Research on teaching to help students achievement
Research on teaching to help students achievement
A key government priority for education in the future will be on improving the quality of teaching to help lift students’ achievement, Education Minister Trevor Mallard said today.
Trevor Mallard today released three new research reports that for the first time draw together international and New Zealand educational research and evaluation evidence about how to effectively improve learning.
“Focussing on the evidence about what actually makes a difference for children is the key to improving education in all schools and early childhood education services,” Trevor Mallard said.
“This research focuses on what has been shown to make a difference to student outcomes, that is on what works, rather than on what is fashionable, feels good and works in theory.
“This government is today giving a commitment to focus on quality teaching as a key priority for schooling. These new reports will help to deliver on our government’s two top education priorities - to build an education system that reduces underachievement for all students and that equips New Zealanders with 21st century skills.
“All New Zealand educators work with diverse groups of students who come from different backgrounds and have different needs. The challenge is to respond to the unique needs of individuals and make diversity a strength.
“Developing better professional practice from this kind of robust evidence base is crucial if we are to improve learning outcomes for all New Zealand children.
“The research has found that within the education system, the quality of teaching practices by educators is the largest influence on the achievement of children in schooling – greater than school-level influences and other factors such as class programme, curriculum, activities, resources or environment.
“Stronger connections between homes and classrooms, between parents and educators, are also shown to be a crucial factor. And the research identifies important information to strengthen links between education and other areas of social policy.

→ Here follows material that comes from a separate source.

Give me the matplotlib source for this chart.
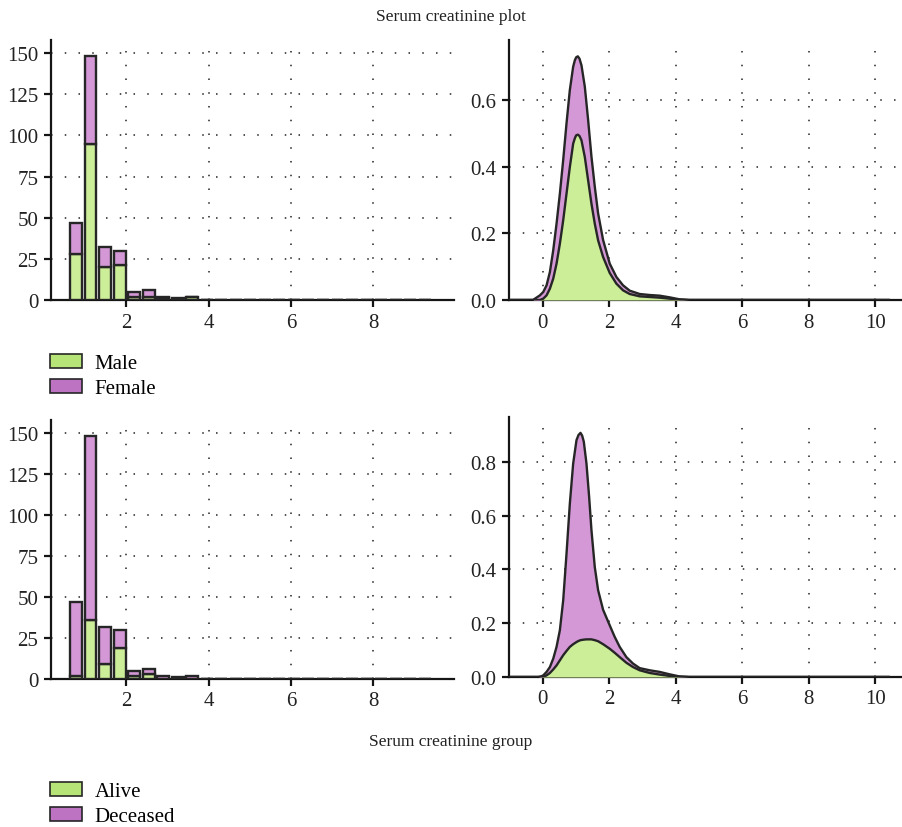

“These reports are a valuable resource for educators, policy makers and education researchers. I encourage the education sector to work with the Ministry of Education to make the best use of this research and put it to work for the benefit of New Zealand’s young people,” Trevor Mallard said.
The new reports, described as “best evidence syntheses”, are titled: Quality Teaching: Early Foundations Quality Teaching for Diverse Students in Schooling; and The Complexity of Community and Family Influences on Children’s Achievement in New Zealand.
Some of the key findings are: Taken as a whole, family and community resources, processes and characteristics are the most important influence on educational outcomes for children in early childhood and schooling.
While educational outcomes across the population are related to characteristics such as ethnicity, parental education and income, there are evidence-based examples of how the link between educational underachievement and these background characteristics can be broken.
Within the education system, the quality of teaching practices by educators is the largest influence on the achievement of children in schooling – greater than school-level influences and other factors such as class programme, curriculum, activities, resources or environment.
Significant gains in achievement can result from effective links between home and early childhood education and classroom experiences, and through partnerships between family/whanau and educators.
Effective teaching requires a strong professional knowledge base and expertise that enables teachers to be responsive to the diversity of students.
Teaching that is responsive to student diversity can have a positive impact on low and high achievers at the same time.
Differences in achievement within schools and between classes are generally far larger than the differences between individual schools.
“While these reports seek to pull together the best of our current knowledge about what works with diverse students in New Zealand, they are an evolving work that will be shared with the wider education sector and built on as we learn more about what works.
“I hope they will provide a starting point and a stimulus for policy makers, educators and researchers to build, analyse and share the knowledge base about what practices really make a difference.
“Between individual schools and government, about $120 million is spent each year on professional development and advisory services. I am now working, through a careful exercise, to realign this spending so it reinforces what we now know makes a difference. Over the next few months we will also provide teachers with copies of this evidence, ” Trevor Mallard said.